J’ai recommandé très fort qu’on ouvre des portes aux peuples pour emprunter au moins sur gages. Ce conseil est très important. Dans le temps de cherté, les monopoleurs d’argent sont encore plus à craindre que les monopoleurs de blés. Ces monopoleurs d’argent, qu’on appelle usuriers, existent, et je n’ai jamais pu m’empêcher de rire voyant des hommes de bon sens nier sérieusement l’existence des monopoleurs de blés, lorsqu’ils ne sauraient nier l’existence des usuriers. Enfin les uns et les autres existent, et il faut les ranger dans la même classe.

Ils sont ceux qui ont plus de moyens que les pauvres, et qui, par cela, les écrasent ; mais les usuriers font bien plus de ravages ; il est donc nécessaire de combattre les deux en même temps ; et lorsqu’on combat la disette de blés, il faut combattre la disette d’argent : les moyens sont les mêmes. Comme vous faites arriver du blé étranger non attendu pour dérouter l’avidité des possesseurs du blé existant en France, faites arriver de l’argent non attendu, prêté à un plus bas intérêt, pour dérouter les usuriers. Les hôtels de monnaies seraient les plus propres pour certains effets, et ils pourraient avoir des orfèvres correspondants dans toutes les moindres villes de leur ressort, pour y recevoir les effets d’or et d’argent que le peuple voudrait mettre en gage. Mais ceci est un faible secours. Il n’y a pas beaucoup de métal d’or et d’argent dans les provinces. Il faudrait autoriser dans chaque ville quelques bourgeois considérables à recevoir et à prêter sur gages à 6%, sur toutes sortes d’effets. Cette permission y invitera des honnêtes gens : Honos alit artes. Dès que l’on peut être honnête homme et gagner, tout le monde voudra être honnête homme.

Je dis la même chose des usuriers que j’ai dite des monopoleurs. Ne les cherchez pas, ne les persécutez pas ; mais établissez une concurrence au rabais, si vous voulez les subjuguer.

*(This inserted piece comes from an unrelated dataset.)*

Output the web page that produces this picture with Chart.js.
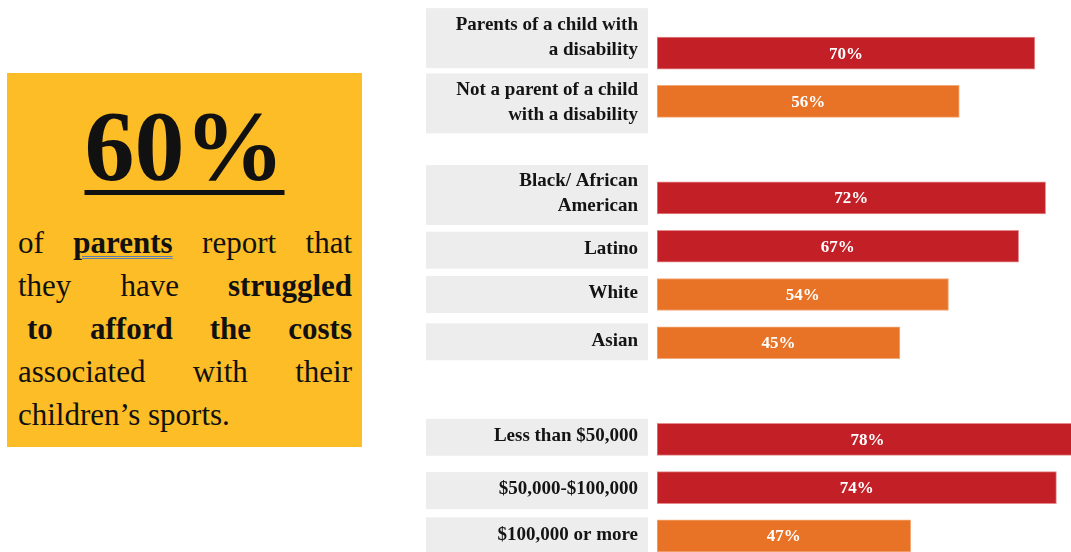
<!DOCTYPE html>
<html lang="en">
<head>
<meta charset="utf-8">
<title>Sports costs</title>
<script src="https://cdn.jsdelivr.net/npm/chart.js@4"></script>
<style>
  html, body { margin: 0; padding: 0; background: #fff; overflow: hidden; }
  #wrap { position: relative; width: 1071px; height: 552px; }
  #bars { position: absolute; left: 0; top: 0; }
  #callout {
    position: absolute; left: 7px; top: 73px; width: 355px; height: 374px;
    background: #fdbd26; font-family: "Liberation Serif", serif; color: #111;
  }
  #big {
    position: absolute; left: 0; top: 23px; width: 100%; text-align: center;
    font-size: 100px; font-weight: bold; line-height: 100px;
    text-decoration: underline; text-decoration-thickness: 5px; text-underline-offset: 11px;
  }
  #blurb { position: absolute; left: 11px; top: 148px; width: 334px; font-size: 31px; line-height: 43px; }
  #blurb div { text-align: justify; text-align-last: justify; white-space: nowrap; }
  #blurb div.last { text-align-last: left; }
  .spell { text-decoration: underline double #5b7db5; text-decoration-thickness: 1px; text-underline-offset: 3px; }
</style>
</head>
<body>
<div id="wrap">
  <canvas id="bars" width="1071" height="561"></canvas>
  <div id="callout">
    <div id="big">60%</div>
    <div id="blurb">
      <div>of <b class="spell">parents</b> report that</div>
      <div>they have <b>struggled</b></div>
      <div style="padding-left:9px"><b>to afford the costs</b></div>
      <div>associated with their</div>
      <div class="last">children&#8217;s sports.</div>
    </div>
  </div>
</div>

<script>

// groups are separated by empty slots
var groups = [
  ['Parents of a child with', 'a disability'],
  ['Not a parent of a child', 'with a disability'],
  '',
  ['Black/ African', 'American'],
  'Latino',
  'White',
  'Asian',
  '',
  'Less than $50,000',
  '$50,000-$100,000',
  '$100,000 or more'
];

var struggled = [70, 56, null, 72, 67, 54, 45, null, 78, 74, 47];

var RED = '#c21f26';
var ORANGE = '#e87225';

// grey boxes with the row names, drawn left of the bars
var rowNames = {
  id: 'rowNames',
  beforeDatasetsDraw: function(chart, args, opts){
    var ctx = chart.ctx;
    var y = chart.scales.y;
    ctx.save();
    chart.data.labels.forEach(function(lab, i){
      if(!lab || lab.length == 0) return;
      var lines = Array.isArray(lab) ? lab : [lab];
      var h = lines.length > 1 ? 60 : 37;
      var cy = y.getPixelForValue(i) + (opts.shift[i] || 0);
      ctx.fillStyle = '#ededed';
      ctx.fillRect(426, cy - h/2, 222, h);
      ctx.fillStyle = '#141414';
      ctx.font = 'bold 19px "Liberation Serif"';
      ctx.textAlign = 'right';
      ctx.textBaseline = 'middle';
      lines.forEach(function(t, k){
        ctx.fillText(t, 638, cy - 1 + (k - (lines.length - 1)/2) * 25);
      });
    });
    ctx.restore();
  }
};

// percentage written in the middle of each bar
var barValues = {
  id: 'barValues',
  afterDatasetsDraw: function(chart){
    var ctx = chart.ctx;
    var meta = chart.getDatasetMeta(0);
    var vals = chart.data.datasets[0].data;
    ctx.save();
    ctx.fillStyle = '#fff';
    ctx.font = 'bold 17px "Liberation Serif"';
    ctx.textAlign = 'center';
    ctx.textBaseline = 'middle';
    meta.data.forEach(function(bar, i){
      if(vals[i] == null) return;
      ctx.fillText(vals[i] + '%', (bar.x + bar.base)/2, bar.y + 1);
    });
    ctx.restore();
  }
};

function go(){
  var ctx = document.getElementById('bars');
  new Chart(ctx, {
    type: 'bar',
    data: {
      labels: groups,
      datasets: [{
        data: struggled,
        backgroundColor: function(c){ return c.raw >= 60 ? RED : ORANGE; },
        borderColor: function(c){ return c.raw >= 60 ? '#e58a8d' : '#f3aa78'; },
        borderWidth: 1,
        borderSkipped: false,
        barThickness: 32
      }]
    },
    options: {
      indexAxis: 'y',
      responsive: false,
      animation: false,
      devicePixelRatio: 1,
      layout: { padding: { left: 657, right: 0, top: 29, bottom: 1 } },
      scales: {
        x: { type: 'linear', min: 0, max: 76.7, display: false },
        y: { display: false }
      },
      plugins: {
        legend: { display: false },
        tooltip: { enabled: false },
        rowNames: { shift: [-15, 2, 0, -3, 4, 0, -1, 0, -2, 3, 0] }
      }
    },
    plugins: [rowNames, barValues]
  });
}

go();
</script>
</body>
</html>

Je m’estimerais bien heureux, si mes faibles lumières et mon avis pouvaient être de quelque utilité à une nation respectable, à un peuple charmant, à une ville que je chéris, à des amis que je regrette ; enfin aux Français qui m’ont tant aimé et caressé, et qui n’ont d’autre tort avec moi que d’avoir laissé paraître des brochures indécentes et ridicules contre mon ouvrage, que l’amour pour la France m’avait dicté, quoique je ne leur reproche pas de les avoir lues, encore moins admirées.